START DATASET EXCERPT
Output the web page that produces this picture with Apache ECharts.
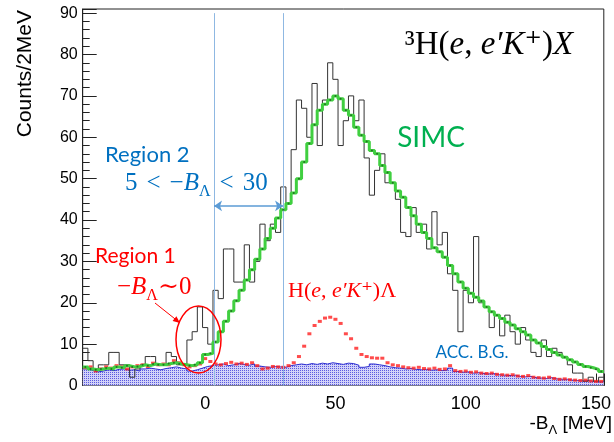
<!DOCTYPE html>
<html>
<head>
<meta charset="utf-8">
<script src="https://cdn.jsdelivr.net/npm/echarts@6/dist/echarts.min.js"></script>
<style>
    html, body { margin: 0; padding: 0; background: #fff; }
    #chart { width: 614px; height: 442px; }
</style>
</head>
<body>
<div id="chart"></div>
<script>
// 2 MeV bins, first lower edge at -47 MeV
const binStart = -47;
const binWidth = 2;

// measured spectrum (black histogram)
const dataCounts = [
    9, 6, 4, 5, 5, 8, 8, 5, 5, 2,
    4, 5, 7, 7, 5, 5, 8, 7, 5, 5,
    11, 13, 19, 14, 10, 23, 21, 33, 33, 25,
    25, 34, 25, 30, 39, 35, 39, 37, 48, 44,
    57, 69, 67, 60, 73, 58, 69, 78, 74, 58,
    64, 70, 64, 69, 55, 46, 52, 56, 49, 49,
    45, 37, 36, 43, 37, 39, 33, 42, 34, 37,
    27, 23, 13, 23, 20, 36, 20, 19, 14, 17,
    12, 17, 13, 10, 14, 11, 8, 7, 11, 7,
    9, 8, 7, 5, 3, 3, 1, 2, 1, 2
];

// SIMC (green)
const simcCounts = [
    4.5, 4, 3.8, 4, 4.2, 4, 4.5, 4.3, 4.8, 4.5,
    4.6, 5, 4.8, 5.2, 5, 5, 5.3, 5.5, 5.2, 5,
    4.8, 5, 5.5, 7.5, 7.8, 10.5, 13, 15.5, 18, 20.5,
    23, 25.5, 28, 30.5, 33, 35.5, 38, 40.5, 42.5, 44,
    46.5, 50, 54, 58.5, 63, 66.5, 68, 69, 70, 69.3,
    66.5, 65.3, 62.4, 60.5, 59, 56.8, 56, 53.2, 51.5, 49,
    47, 45.5, 43, 41, 39, 37, 35.5, 33.3, 32.3, 31,
    29, 27, 25, 23.5, 22.3, 21.3, 20.4, 19, 17.8, 17,
    16.2, 15.3, 14.6, 13.7, 13, 12.2, 11, 10.3, 9.4, 8.7,
    8, 7.4, 6.8, 6.2, 5.7, 5.1, 4.6, 4.3, 3.9, 3.4
];

// H(e,e'K+)Lambda (red points)
const hLambda = [
    4.3, 4.5, 3.5, 4, 4.5, 4.2, 4.8, 4.5, 4, 4.5,
    4.8, 5, 4.6, 5.4, 5, 5.2, 5, 6, 5.5, 5,
    4.5, 4.8, 5.2, 6.5, 5.8, 5.2, 5, 5.3, 5.6, 5.2,
    5.4, 5.1, 5.5, 4.8, 4, 4.2, 4.6, 4.5, 4.4, 4.8,
    5.5, 7, 9.5, 12.5, 14.5, 15.5, 16.3, 16.5, 16, 15,
    12.5, 11.3, 9, 7.5, 7, 6.7, 6.6, 6.6, 5.5, 5,
    4.8, 4.5, 4.3, 4.2, 4.4, 4.1, 4, 4.2, 3.9, 4,
    4.8, 3.6, 3.4, 3.5, 3.2, 3.3, 3, 2.9, 3, 2.7,
    2.6, 2.5, 2.6, 2.3, 2.2, 2.4, 2, 1.9, 1.8, 2,
    1.7, 1.5, 1.6, 1.4, 1.3, 1.2, 1.3, 1.1, 1, 1
];

// accidental background (blue hatched)
const accBG = [
    4, 3.6, 3.3, 3.5, 3.8, 3.6, 3.9, 4, 3.7, 3.8,
    3.5, 4, 4.2, 4, 3.8, 4.1, 4.3, 4.5, 4.2, 4,
    3.5, 3.8, 4.2, 4.6, 4.8, 5, 5.2, 4.8, 5, 5.3,
    5.1, 4.9, 5.2, 4.7, 4.5, 4.4, 4.6, 4.5, 4.4, 4.8,
    5, 5.2, 5, 5.3, 5.1, 5.4, 5.2, 5.5, 5.3, 5.1,
    5.4, 5.3, 4.9, 4.4, 4.6, 5.2, 5, 4.8, 4.5, 4.3,
    4.2, 4, 4.1, 3.9, 3.8, 3.9, 3.7, 3.8, 3.6, 3.7,
    4.2, 3.4, 3.2, 3.3, 3, 3.1, 2.9, 2.8, 2.9, 2.6,
    2.5, 2.4, 2.5, 2.2, 2.1, 2.2, 1.9, 1.8, 1.7, 1.9,
    1.6, 1.5, 1.5, 1.3, 1.2, 1.1, 1.2, 1, 0.9, 0.9
];

const xMin = -47, xMax = 153;
const yMin = 0, yMax = 91;
const regionEdges = [3.4, 29.9];   // region 2 marker lines

// histogram -> step points (left edges + closing right edge)
function stepData(vals) {
    let pts = vals.map((v, i) => [binStart + i * binWidth, v]);
    pts.push([binStart + vals.length * binWidth, vals[vals.length - 1]]);
    return pts;
}
function centerData(vals) {
    return vals.map((v, i) => [binStart + (i + 0.5) * binWidth, v]);
}

// dotted blue hatch for the acc. background
const pat = document.createElement("canvas");
pat.width = 2; pat.height = 2;
const pctx = pat.getContext("2d");
pctx.fillStyle = "#d2d2f8"; pctx.fillRect(0, 0, 2, 2);
pctx.fillStyle = "#5a5ae0"; pctx.fillRect(0, 0, 1, 1);

const sans = '"Liberation Sans", Arial, sans-serif';
const serif = '"Liberation Serif", "DejaVu Serif", serif';
const calib = 'Lato, "Open Sans", sans-serif';

let chart = echarts.init(document.querySelector("#chart"));

// rich styles for the math-ish labels (n normal, i italic, s subscript, o spaced operator)
function mathRich(size, color) {
    let sub = Math.round(size * 0.65);
    return {
        n: { fontFamily: serif, fontSize: size, fill: color, lineHeight: size },
        i: { fontFamily: serif, fontSize: size, fontStyle: "italic", fill: color, lineHeight: size },
        o: { fontFamily: serif, fontSize: size, fill: color, lineHeight: size, padding: [0, 9, 0, 9] },
        s: { fontFamily: serif, fontSize: sub, fill: color, lineHeight: sub,
             verticalAlign: "top", padding: [Math.round(size * 0.5), 0, 0, 0] }
    };
}

let option = {
    animation: false,
    backgroundColor: "#fff",
    grid: {
        left: 82.7, right: 3.3, top: 9, bottom: 56.5,
        show: true, borderColor: "#222", borderWidth: 1, backgroundColor: "transparent"
    },
    xAxis: [
        {
            type: "value", min: xMin, max: xMax, splitNumber: 4,
            axisLine: { onZero: false, lineStyle: { color: "#222" } },
            axisTick: { inside: true, length: 12, lineStyle: { color: "#222" } },
            axisLabel: {
                color: "#000", fontSize: 18, fontFamily: sans, margin: 10,
                formatter: v => (v % 50 === 0 ? String(v) : "")
            },
            splitLine: { show: false }
        },
        {
            type: "value", min: xMin, max: xMax, splitNumber: 20, position: "bottom",
            axisLine: { show: false, onZero: false },
            axisTick: { inside: true, length: 6, lineStyle: { color: "#222" } },
            axisLabel: { show: false },
            splitLine: { show: false }
        }
    ],
    yAxis: [
        {
            type: "value", min: yMin, max: yMax, interval: 10,
            axisLine: { show: true, onZero: false, lineStyle: { color: "#222" } },
            axisTick: { show: true, inside: true, length: 14, lineStyle: { color: "#222" } },
            axisLabel: {
                color: "#000", fontSize: 16, fontFamily: sans, margin: 5,
                formatter: v => (v % 10 === 0 && v <= 90 ? String(v) : "")
            },
            splitLine: { show: false }
        },
        {
            type: "value", min: yMin, max: yMax, interval: 2, position: "left",
            axisLine: { show: false, onZero: false },
            axisTick: { show: true, inside: true, length: 7, lineStyle: { color: "#222" } },
            axisLabel: { show: false },
            splitLine: { show: false }
        }
    ],
    series: [
        {
            name: "ACC. B.G.", type: "line", step: "end", z: 1,
            data: stepData(accBG), symbol: "none",
            lineStyle: { color: "#2b2bd0", width: 1 },
            areaStyle: { color: { image: pat, repeat: "repeat" }, opacity: 1 }
        },
        {
            name: "data", type: "line", step: "end", z: 2,
            data: stepData(dataCounts), symbol: "none",
            lineStyle: { color: "#333", width: 1 },
            markLine: {
                silent: true, symbol: "none", label: { show: false },
                lineStyle: { color: "#8fb8e2", width: 1, type: "solid" },
                data: regionEdges.map(x => [{ coord: [x, 0] }, { coord: [x, 90] }])
            }
        },
        {
            name: "H", type: "scatter", z: 3,
            data: centerData(hLambda), symbol: "rect", symbolSize: [4, 3],
            itemStyle: { color: "#ff1f1f" }
        },
        {
            name: "SIMC", type: "line", step: "end", z: 4,
            data: stepData(simcCounts), symbol: "none",
            lineStyle: { color: "#40cf40", width: 3 },
            markLine: {
                silent: true, symbol: ["arrow", "arrow"], symbolSize: 8, label: { show: false },
                lineStyle: { color: "#5b9bd5", width: 1.5, type: "solid" },
                data: [[{ coord: [regionEdges[0], 43.4] }, { coord: [regionEdges[1], 43.4] }]]
            }
        },
        {
            name: "SIMC pts", type: "scatter", z: 5,
            data: centerData(simcCounts), symbol: "circle", symbolSize: 2,
            itemStyle: { color: "#1d5a1d" }
        }
    ],
    graphic: [
        // axis titles
        {
            type: "text", x: 25, y: 10, rotation: Math.PI / 2,
            style: { text: "Counts/2MeV", font: "21px " + sans, fill: "#000",
                     align: "right", verticalAlign: "middle" }
        },
        {
            type: "text", x: 612, y: 424,
            style: {
                text: "{n|-B}{s|Λ}{n| [MeV]}", align: "right", verticalAlign: "middle",
                rich: {
                    n: { fontFamily: sans, fontSize: 19, fill: "#000", lineHeight: 19 },
                    s: { fontFamily: sans, fontSize: 13, fill: "#000", lineHeight: 13, verticalAlign: "top", padding: [9, 0, 0, 0] }
                }
            }
        },
        // reaction label
        {
            type: "text", x: 489, y: 45,
            style: {
                text: "{n|³H(}{i|e}{n|, }{i|e′K}{n|⁺)}{i|X}", align: "center", verticalAlign: "middle",
                rich: mathRich(33, "#000")
            }
        },
        {
            type: "text", x: 431, y: 138,
            style: { text: "SIMC", font: "28px " + calib, fill: "#00b050",
                     align: "center", verticalAlign: "middle" }
        },
        {
            type: "text", x: 105, y: 155,
            style: { text: "Region 2", font: "22px " + calib, fill: "#0070c0",
                     align: "left", verticalAlign: "middle" }
        },
        {
            type: "text", x: 125, y: 183,
            style: {
                text: "{n|5}{o|<}{n|−}{i|B}{s|Λ}{o|<}{n|30}", align: "left", verticalAlign: "middle",
                rich: mathRich(25, "#0070c0")
            }
        },
        {
            type: "text", x: 95, y: 256,
            style: { text: "Region 1", font: "21px " + calib, fill: "#ff0000",
                     align: "left", verticalAlign: "middle" }
        },
        {
            type: "text", x: 117, y: 287,
            style: {
                text: "{n|−}{i|B}{s|Λ}{n|∼0}", align: "left", verticalAlign: "middle",
                rich: mathRich(25, "#ff0000")
            }
        },
        {
            type: "text", x: 288, y: 291,
            style: {
                text: "{n|H(}{i|e}{n|, }{i|e′K}{n|⁺)Λ}", align: "left", verticalAlign: "middle",
                rich: mathRich(22, "#ff0000")
            }
        },
        {
            type: "text", x: 472, y: 353,
            style: { text: "ACC. B.G.", font: "17px " + calib, fill: "#0070c0",
                     align: "center", verticalAlign: "middle" }
        },
        // region 1 marker
        {
            type: "ellipse", z: 100,
            shape: { cx: 198.5, cy: 339.5, rx: 22.5, ry: 33.5 },
            style: { fill: "none", stroke: "#ff0000", lineWidth: 1.5 }
        },
        {
            type: "line", z: 100,
            shape: { x1: 155, y1: 303, x2: 177, y2: 320.5 },
            style: { stroke: "#ff0000", lineWidth: 1 }
        },
        {
            type: "polygon", z: 100,
            shape: { points: [[180, 323], [172.6, 321.1], [176.4, 316.3]] },
            style: { fill: "#ff0000" }
        }
    ]
};

chart.setOption(option);
</script>
</body>
</html>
END DATASET EXCERPT
> _WHAT YOU ARE ASKED TO DO_
Without the pictures, return the listing above from its first line through the line that has "const binWidth = 2;".

> _RESPONSE TO THE EXERCISE_
Output the web page that produces this picture with Apache ECharts.
<!DOCTYPE html>
<html>
<head>
<meta charset="utf-8">
<script src="https://cdn.jsdelivr.net/npm/echarts@6/dist/echarts.min.js"></script>
<style>
    html, body { margin: 0; padding: 0; background: #fff; }
    #chart { width: 614px; height: 442px; }
</style>
</head>
<body>
<div id="chart"></div>
<script>
// 2 MeV bins, first lower edge at -47 MeV
const binStart = -47;
const binWidth = 2;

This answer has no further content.